Cenaba yo, tranquilo, la otra noche, la última del año. Solo, sin sombrerito, ni espantasuegras, ni uvas, ni casi nada. Miré por la ventana y era de noche; por eso cenaba.
Disfrutaba de un maravilloso manjar, algo que ya nadie come entre la clase media-alta. Se ingiere entre los pobres que malviven en aldeas aisladas ubicadas en medio de páramos secanos, bosques abandonados, paisajes desolados o estepas solariegas; jamás cerca del mar.
Me había cocinado, con amor legendario, lo que se viene a llamar “mollejas”, aunque este vocablo abarca dos significados alejados de contenido: por una parte, el buche de las aves; por la otra, el timo de corderos o terneras de leche (que maman y no han degustado, todavia, ni una brizna de hierba). En lo que se refiere al buche de las aves viene a ser un auxiliar digestivo de patos, ocas, pollos, etc. Suele ser sabroso pero duro y pedregoso. Las aves – pájaros incluidos, claro – mezclan entre sus alimentos habituales, piedrecitas que facilitan su digestión; raro, sí, pero eficaz para su íntima endocrinología. Nada que discutir. El timo, en cambio, es una glándula torácica, situada debajo del esternón, que interviene en el sistema inmunológico de algunos animales de leche; básicamente, terneras y corderos. A los dos “colgajos”, pues, se les denomina mollejas. Yo, comía, aquella noche, el timo de una ternerita.
Esta pieza culinaria forma parte de la denominada “cocina pobre” española: 10€ el quilo; pura casquería tradicional. Pero no en todas partes cuecen habas: en los mercados franceses (en Les Halles de París, sin ir más lejos o sí) el mismo despojo se cotiza a 50€ el quilo. ¿Economía de mercado? No: imbecilidad carpetovetónica. Nota: por cierto, para quien visite Francia y se plazca en degustar tamaña muestra de sibaritismo culinario tendrá que pedirlo en frances: ris de veau. De nada.
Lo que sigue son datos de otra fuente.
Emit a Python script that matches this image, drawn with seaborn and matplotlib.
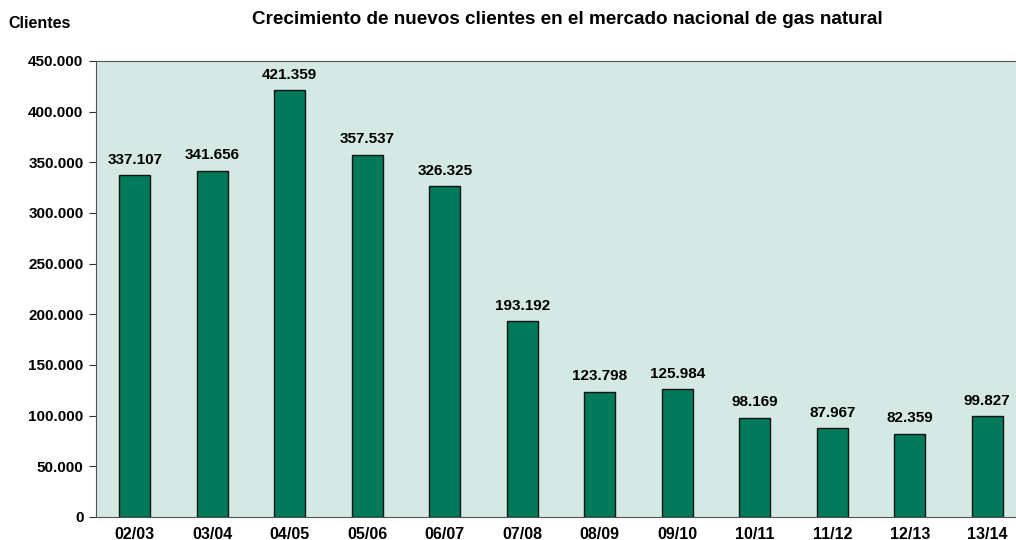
import matplotlib
matplotlib.use("Agg")
import matplotlib.pyplot as plt
import seaborn as sns
import pandas as pd

categories = ["02/03", "03/04", "04/05", "05/06", "06/07", "07/08", "08/09", "09/10", "10/11", "11/12", "12/13", "13/14"]
values = [337107, 341656, 421359, 357537, 326325, 193192, 123798, 125984, 98169, 87967, 82359, 99827]
yticks = [0, 50000, 100000, 150000, 200000, 250000, 300000, 350000, 400000, 450000]

sns.set_style("white")
plt.rcParams['font.family'] = ['Liberation Sans', 'DejaVu Sans']
plt.rcParams['text.color'] = 'black'
plt.rcParams['xtick.color'] = 'black'
plt.rcParams['ytick.color'] = 'black'

def fmt(v):
    return f"{v:,}".replace(",", ".")

df = pd.DataFrame({"cat": categories, "val": values})
fig = plt.figure(figsize=(10.16, 5.4), dpi=100)
ax = fig.add_axes([96/1016, 1-517/540, 930/1016, 456/540])
ax.set_facecolor("#D4E8E4")
sns.barplot(data=df, x="cat", y="val", ax=ax, color="#007A5A", width=0.4,
            edgecolor="#111111", linewidth=1.0, saturation=1)
for p in ax.patches:
    p.set_facecolor("#007A5A")
ax.set_ylim(0, 450000)
ax.set_xlim(-0.5, len(categories) - 0.5)
ax.set_yticks(yticks)
ax.set_yticklabels([fmt(t) for t in yticks], fontsize=11, fontweight="bold")
ax.set_xticks(range(len(categories)))
ax.set_xticklabels(categories, fontsize=11.5, fontweight="bold")
ax.set_xticks([i - 0.5 for i in range(len(categories) + 1)], minor=True)
ax.tick_params(axis="x", which="major", length=0, pad=7)
ax.tick_params(axis="x", which="minor", length=5, width=0.8, direction="out", color="#333333")
ax.tick_params(axis="y", length=5, width=0.8, direction="out", color="#333333", left=True, pad=4)
ax.set_xlabel("")
ax.set_ylabel("")
for s in ["left", "bottom", "top"]:
    ax.spines[s].set_color("#555555")
    ax.spines[s].set_linewidth(0.8)
ax.spines["right"].set_visible(False)
for i, v in enumerate(values):
    ax.annotate(fmt(v), (i, v), xytext=(0, 6), textcoords="offset points",
                ha="center", va="bottom", fontsize=11, fontweight="bold")
fig.text(567/1016, 1-19/540, "Crecimiento de nuevos clientes en el mercado nacional de gas natural",
         ha="center", va="center", fontsize=13.6, fontweight="bold")
fig.text(8/1016, 1-24/540, "Clientes", ha="left", va="center", fontsize=11.5, fontweight="bold")
fig.savefig("out.png", dpi=100)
Pero bueno, ¡qué caramba! Yo no pretendía hablarles de todo esto. Yo, simplemente, estaba cenando y… he mirado mis manos: la izquierda con el tenedor y la derecha con el cuchillo. He observado detenidamente mis extremidades como si fueran miembros ajenos a mi persona. He captado unas manos viejas, repletas de arrugas, nervios, venas, manchas en la piel; manos de mitad del siglo XX, erosionadas, cual acantilado cantábrico, por el tiempo, la rutina, la cotidianidad más cruel, por el desgaste general anatómico.
Siempre que me reflejo en un espejo, ojeo una cara que no me sorprende. Llevo muchos años conviviendo con el mismo rostro, por suerte o por desgracia. Mirarme la faz me ofrece un panorama visual que, debido a la constante periodicidad de tal acción iterativa, no me permite entrever cambios excesivos (que los hay, claro; ¿cómo si no?). Si la última vez que hubiera utilizado un espejo hubiese sido hace más de cincuenta años mi sorpresa, ahora, sería mayúscula. Pero a mis manos, ambas dos, nunca les había prestado atención alguna (cuando lo de las uñas, lo mecánico oculta la realidad). Total: me he quedado perplejo. Me he susurrado: “¡Oh, my God!”. Sí, no sé el motivo pero lo he balbuceado en inglés…
Aquella misma mañana, había acariciado las manos (menudas, ellas) de mi vecino preferido,Tomasín, de medio año de vida tranquila y civilizada: delicadas, bien construidas, frágiles, sensibles, tiernas, suaves, pulcras… manos con un bonito futuro.
Francamente, mis manos me han decepcionado. No me lo merezco. Pienso que ya no soy lo que era; esto es evidente. ¿Se hallará mi cerebro en las mismas condiciones? ¡Diós, que horror!
Tomasín observará sus manos allá por los dos miles ciento quinces. Justo, en ese momento, los gusanitos habrán dejado las mías más peladas que mis famosas mollejas.
Tempus fugit: ¡joder, y a qué velocidad!